The first museum where I had to sign my ticket before going inside. Why? I don’t know, I did it without asking. A few hours before, on the roof of the cathedral, I met Alberto, a stout local with a feisty glint in his eyes. After I asked him about the Museo de Tradiciones y Leyendas, he said with a grin that it is a „magical prison“. When you enter this place, you will never get out again.
So, maybe I sold myself to the devil when I wrote my name on the piece of paper? If there were places able to bind one’s soul to some dark entity I wouldn’t be surprised if this was one of them. León’s Museo de Tradiciones y Leyendas is weird, cheesy and disturbing and it has the charm of an 80’s action flick set in the tropics.
Museum With A History
Built as a prison in 1921, this small concrete fortress became a torture chamber of the Somoza regime, known as the infamous Cárcel la XXI. Until the Nicaraguan revolution, its inmates, mainly political opponents, had to endure countless ways of torment. In 1979, the Sandinistian guerilla fighters seized the prison forcefully and it became
history. Now it is an odd mixture of many things: A memorial to the inhuman crimes of the tyranny, a monument to the heroes of the revolution, a show-off for the local figurative arts, and a collection of the most morbid and spookiest national legends.
Those Odd Puppets
Two statues greet the visitors upon entering: the one in the centre is a life-sized model of a revolucionario.
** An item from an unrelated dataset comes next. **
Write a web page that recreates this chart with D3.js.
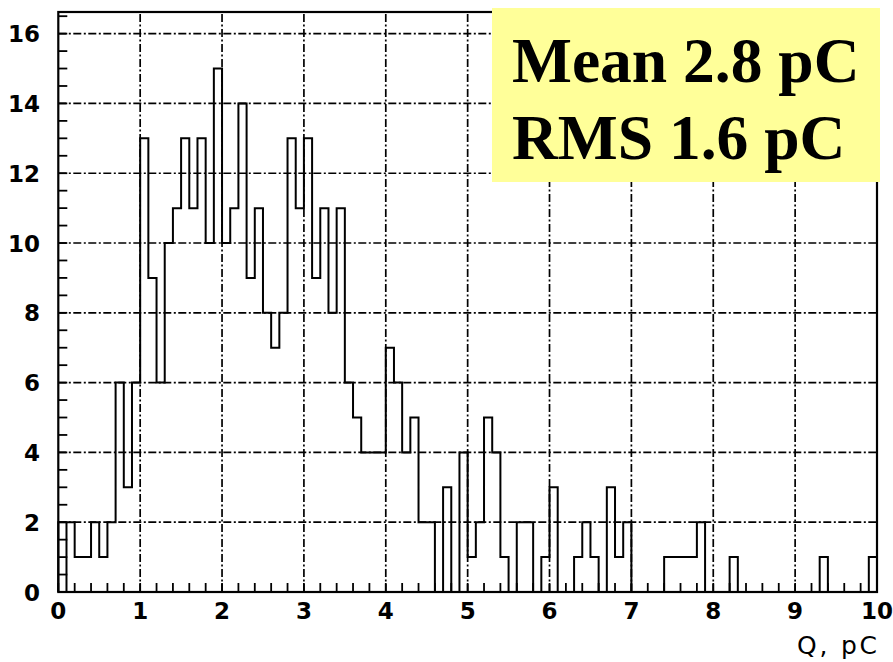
<!DOCTYPE html>
<html>
<head>
<meta charset="utf-8">
<script src="https://cdn.jsdelivr.net/npm/d3@7"></script>
<style>
  body { margin: 0; background: #fff; }
  svg { display: block; }
  .tick-label { font-family: "DejaVu Sans", sans-serif; font-weight: bold; font-size: 23px; fill: #000; }
</style>
</head>
<body>
<div id="chart"></div>
<script>
// Histogram of charge, 100 bins of 0.1 pC from 0 to 10 pC
var counts = [
  2, 2, 1, 1, 2, 1, 2, 6, 3, 6,
  13, 9, 6, 10, 11, 13, 11, 13, 10, 15,
  10, 11, 14, 9, 11, 8, 7, 8, 13, 11,
  13, 9, 11, 8, 11, 6, 5, 4, 4, 4,
  7, 6, 4, 5, 2, 2, 0, 3, 0, 4,
  1, 2, 5, 4, 1, 0, 2, 2, 0, 1,
  3, 0, 0, 1, 2, 1, 0, 3, 1, 2,
  0, 0, 0, 0, 1, 1, 1, 1, 2, 0,
  0, 0, 1, 0, 0, 0, 0, 0, 0, 0,
  0, 0, 0, 1, 0, 0, 0, 0, 0, 1
];
var binLow = 0, binWidth = 0.1;
var xTicks = [0, 1, 2, 3, 4, 5, 6, 7, 8, 9, 10];
var yTicks = [0, 2, 4, 6, 8, 10, 12, 14, 16];
var xTitle = "Q, pC";
var statLines = ["Mean 2.8 pC", "RMS 1.6 pC"];

var visualize = function() {
  var W = 893, H = 662;
  var svg = d3.select("#chart")
    .append("svg")
    .attr("width", W)
    .attr("height", H);

  // Scales
  var xScale = d3.scaleLinear().domain([0, 10]).range([58.3, 877]);
  var yScale = d3.scaleLinear().domain([0, 16.62]).range([592, 12]);

  // Grid (dash-dot)
  svg.append("g").selectAll("line")
    .data(xTicks.slice(1, -1))
    .enter().append("line")
    .attr("x1", function(d) { return xScale(d); })
    .attr("x2", function(d) { return xScale(d); })
    .attr("y1", yScale(0))
    .attr("y2", yScale.range()[1])
    .attr("stroke", "#000")
    .attr("stroke-width", 1.7)
    .attr("stroke-dasharray", "8,2.5,2,2.5");
  svg.append("g").selectAll("line")
    .data(yTicks.slice(1))
    .enter().append("line")
    .attr("x1", xScale(0))
    .attr("x2", xScale(10))
    .attr("y1", function(d) { return yScale(d); })
    .attr("y2", function(d) { return yScale(d); })
    .attr("stroke", "#000")
    .attr("stroke-width", 1.7)
    .attr("stroke-dasharray", "8,2.5,2,2.5");

  // Minor ticks, pointing inward
  var yMinor = d3.range(0, 16.6, 0.5);
  svg.append("g").selectAll("line")
    .data(yMinor)
    .enter().append("line")
    .attr("x1", xScale(0))
    .attr("x2", xScale(0) + 9)
    .attr("y1", function(d) { return yScale(d); })
    .attr("y2", function(d) { return yScale(d); })
    .attr("stroke", "#000")
    .attr("stroke-width", 1.8);
  var xMinor = d3.range(0, 10.01, 0.2);
  svg.append("g").selectAll("line")
    .data(xMinor)
    .enter().append("line")
    .attr("x1", function(d) { return xScale(d); })
    .attr("x2", function(d) { return xScale(d); })
    .attr("y1", yScale(0))
    .attr("y2", yScale(0) - 9)
    .attr("stroke", "#000")
    .attr("stroke-width", 1.8);

  // Histogram outline
  var pts = [[binLow, 0]];
  counts.forEach(function(c, i) { pts.push([binLow + i * binWidth, c]); });
  pts.push([binLow + counts.length * binWidth, counts[counts.length - 1]]);
  pts.push([binLow + counts.length * binWidth, 0]);
  var line = d3.line()
    .x(function(d) { return xScale(d[0]); })
    .y(function(d) { return yScale(d[1]); })
    .curve(d3.curveStepAfter);
  svg.append("path")
    .attr("d", line(pts))
    .attr("fill", "none")
    .attr("stroke", "#000")
    .attr("stroke-width", 2);
  // edge of the first bin drawn down to the axis
  svg.append("line")
    .attr("x1", xScale(binLow + binWidth))
    .attr("x2", xScale(binLow + binWidth))
    .attr("y1", yScale(0))
    .attr("y2", yScale(counts[0]))
    .attr("stroke", "#000")
    .attr("stroke-width", 2);

  // Frame
  svg.append("rect")
    .attr("x", xScale(0))
    .attr("y", yScale.range()[1])
    .attr("width", xScale(10) - xScale(0))
    .attr("height", yScale(0) - yScale.range()[1])
    .attr("fill", "none")
    .attr("stroke", "#000")
    .attr("stroke-width", 2.2);

  // Tick labels
  svg.append("g").selectAll("text")
    .data(yTicks)
    .enter().append("text")
    .attr("class", "tick-label")
    .attr("x", 40)
    .attr("y", function(d) { return yScale(d) + 8.5; })
    .attr("text-anchor", "end")
    .text(function(d) { return d; });
  svg.append("g").selectAll("text")
    .data(xTicks)
    .enter().append("text")
    .attr("class", "tick-label")
    .attr("x", function(d) { return xScale(d); })
    .attr("y", 619)
    .attr("text-anchor", "middle")
    .text(function(d) { return d; });

  // Axis title
  svg.append("text")
    .attr("x", 877)
    .attr("y", 654)
    .attr("text-anchor", "end")
    .attr("font-family", "DejaVu Sans, sans-serif")
    .attr("font-size", 25)
    .attr("fill", "#000")
    .attr("textLength", 80)
    .attr("lengthAdjust", "spacing")
    .text(xTitle);

  // Stats box
  svg.append("rect")
    .attr("x", 492)
    .attr("y", 8)
    .attr("width", 388)
    .attr("height", 174)
    .attr("fill", "#ffff99");
  svg.append("g").selectAll("text")
    .data(statLines)
    .enter().append("text")
    .attr("x", 512)
    .attr("y", function(d, i) { return 82 + i * 76.5; })
    .attr("font-family", "Liberation Serif, Times New Roman, serif")
    .attr("font-weight", "bold")
    .attr("font-size", 63.5)
    .attr("fill", "#000")
    .text(function(d) { return d; });
}

visualize();
</script>
</body>
</html>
The fighter is masked with a red and black bandana and armed with a stone. The other one at the edge of the palm planted square is Florentina, la Gigantona. She is an eleven metres high woman surveying the prison walls. On the inside, more figures are waiting to unsettle unsuspecting tourists. All of them are crudely made of papier maché and fabrics, with coarse faces drawn onto them. A museum guide recited the different myths they represent but unfortunately, I could not understand everything because of his cranky Spanglish.
But I found not all the figurative depictions unpleasant. The Nahua oxcart is a scary procession of life-sized skeletons. Still a bit cheesy but it left an impression with me. The style reminded me a bit of the adventure game Grim Fandango. The story behind the Nahua Oxcart is, that when the conquistadores came over to the new world, they brought carts with them, which were unknown to the indigenous people. The rattling of the vehicles scared the nature folks and they came to connect the sound with oncoming death.
By the way: If you want to see skilful depictions of the old Nicaraguan folk tales, have a look at the murals in the entrance square. There are some fantastic mosaics.
And, as I learned later on my trip through León, it is quite common to sign your name when entering a museum here. So maybe I jumped a bit too hastily to my devil’s contract conclusion. On the other hand, in the night after my visit, I have had the most intense and terrifying nightmares of my whole life. Agony and pain, paired with sleeping paralysis, a formless twilight zone without forms, seemingly endless torment. One of those nights where you wake up screaming, turn on the light and have to assure yourself for a couple of minutes that you are truly out of it.
Anyway, thumbs up for the Museo de Tradiciones y Leyendas in León, truly one of the must-sees there.
Standing in front of the León Cathedral, walk three blocks south. When you see a fenced ruin (Iglesia San Sebastián), turn right.